Nach Auffassung des Marktforschungsinstituts GfK zeigen sich bereits erste Effekte. "Die Anschaffungsneigung ist sehr stark angestiegen", sagte Konsumforscher Rolf Bürkl bei der Vorstellung der Konsumklima-Studie für Juli. "Die Verbraucher beabsichtigen offenbar, geplante größere Anschaffungen vorzuziehen, was dem Konsum in diesem Jahr hilft."

Auch in den Unternehmen hat sich die Stimmung aufgehellt. Der Ifo-Geschäftsklimaindex stieg im Juli den dritten Monat in Folge.

Die Bundesregierung rechnet trotz der erwarteten Erholung im Gesamtjahr mit der schwersten Rezession seit Ende des Zweiten Weltkriegs. Sie ging zuletzt von einem Rückgang des Bruttoinlandsprodukts von 6,3 Prozent aus. Ähnlich düster sind andere Vorhersagen. In der weltweiten Wirtschafts- und Finanzkrise 2009 war das deutsche BIP um 5,7 Prozent geschrumpft.

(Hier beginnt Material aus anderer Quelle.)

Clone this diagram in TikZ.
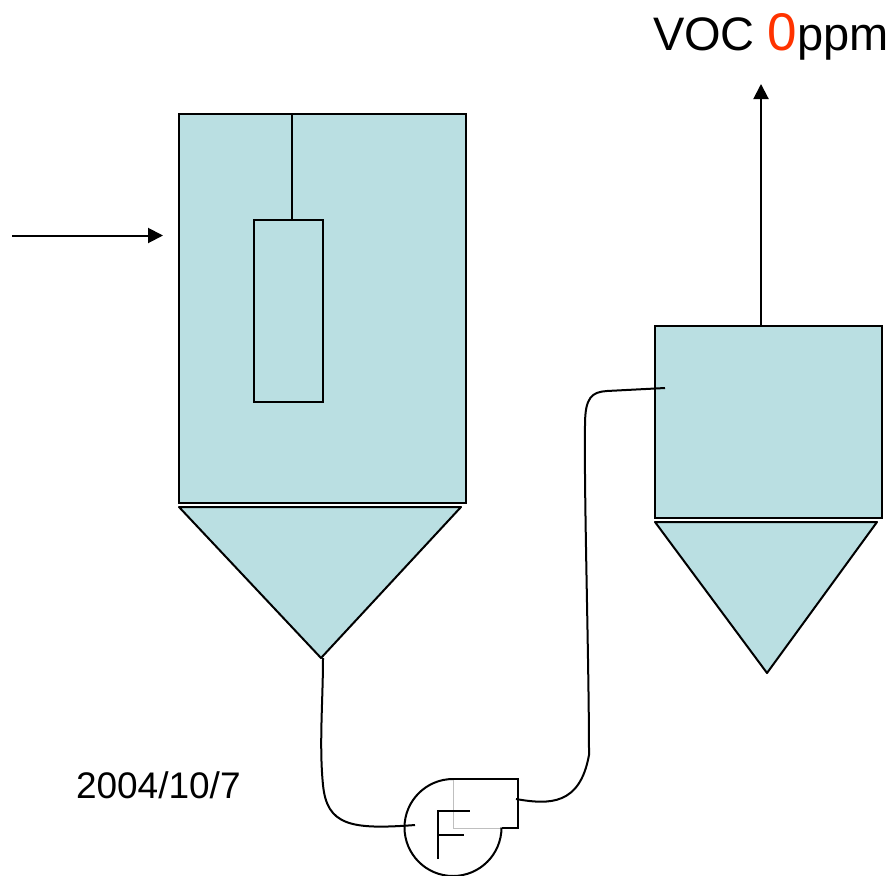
\documentclass[tikz,border=0pt]{standalone}
\usepackage{fontspec}
\setmainfont{Liberation Sans}
\usetikzlibrary{arrows.meta}
\definecolor{tankblue}{HTML}{BADFE2}
\definecolor{vocred}{HTML}{FF3300}
\begin{document}
\begin{tikzpicture}[x=1pt,y=-1pt,line width=2pt,
tank/.style={
% The shape:
rectangle,
draw=black,
fill=tankblue,
anchor=north west,
inner sep=0pt,
outer sep=0pt
},
hopper/.style={
draw=black,
fill=tankblue,
line join=round
},
label/.style={
anchor=base west,
inner sep=0pt
},
flow/.style={
-{Triangle[length=15pt,width=15pt]}
}
]
\useasboundingbox (0,0) rectangle (893,875);
% Vessels:
\node (dryer) [tank,minimum width=287pt,minimum height=389pt] at (179,114) {};
\node (lance) [tank,minimum width=69pt,minimum height=182pt] at (254,219.5) {};
\node (scrubber) [tank,minimum width=227pt,minimum height=192pt] at (655,326) {};
\coordinate (dryertop) at (292,114);
\coordinate (lancetop) at (292,219.5);
\draw (dryertop) -- (lancetop);
\coordinate (cone1l) at (179,507);
\coordinate (cone1r) at (461,507);
\coordinate (cone1b) at (321,658);
\coordinate (cone2l) at (655,522);
\coordinate (cone2r) at (877,522);
\coordinate (cone2b) at (767,673);
\draw[hopper] (cone1l) -- (cone1r) -- (cone1b) -- cycle;
\draw[hopper] (cone2l) -- (cone2r) -- (cone2b) -- cycle;
% Flows in and out:
\coordinate (feed) at (12,235.5);
\coordinate (feedend) at (163,235.5);
\coordinate (stackbase) at (761,326);
\coordinate (stacktop) at (761,84);
\draw[flow] (feed) -- (feedend);
\draw[flow] (stackbase) -- (stacktop);
% Fan:
\coordinate (fantop) at (453,779);
\coordinate (fanlip) at (502,828);
\draw[gray!50,line width=1pt] (fantop) -- (453,828) -- (fanlip);
\draw (fantop) arc[start angle=90,end angle=360,radius=48.5pt];
\coordinate (fanin) at (415,825);
\coordinate (fanout) at (516,799);
\draw (fantop) -- (518,779) -- (518,828) -- (fanlip);
\draw (438,859) -- (438,811) -- (470,811);
\draw (438,835) -- (464,835);
% Pipes:
\coordinate (coneout) at (323,658);
\coordinate (pipein) at (665,388);
\draw (coneout) .. controls (323,700) and (319,745) .. (323,785) .. controls (327,825) and (350,830) .. (fanin);
\draw (fanout) .. controls (550,805) and (580,805) .. (589,755) .. controls (589,660) and (584,500) .. (585,425) .. controls (585,397) and (592,392) .. (607,391) -- (pipein);
% Labels:
\node (voc) [label,font=\fontsize{47pt}{50pt}\selectfont] at (652,50) {VOC \textcolor{vocred}{\fontsize{53pt}{50pt}\selectfont 0}ppm};
\node (date) [label,font=\fontsize{37pt}{40pt}\selectfont] at (75,798) {2004/10/7};
\end{tikzpicture}
\end{document}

Anmerkung: In einer früheren Fassung stand, dass der Rückgang des BIP um mehr als zehn Prozent der stärkste sein Beginn der Berechnungen 1970 gewesen sei. Erst seit 1970 werden Quartale ausgewiesen. Das jährliche BIP wird dagegen schön länger berechnet. Wir haben die Stelle präzisiert.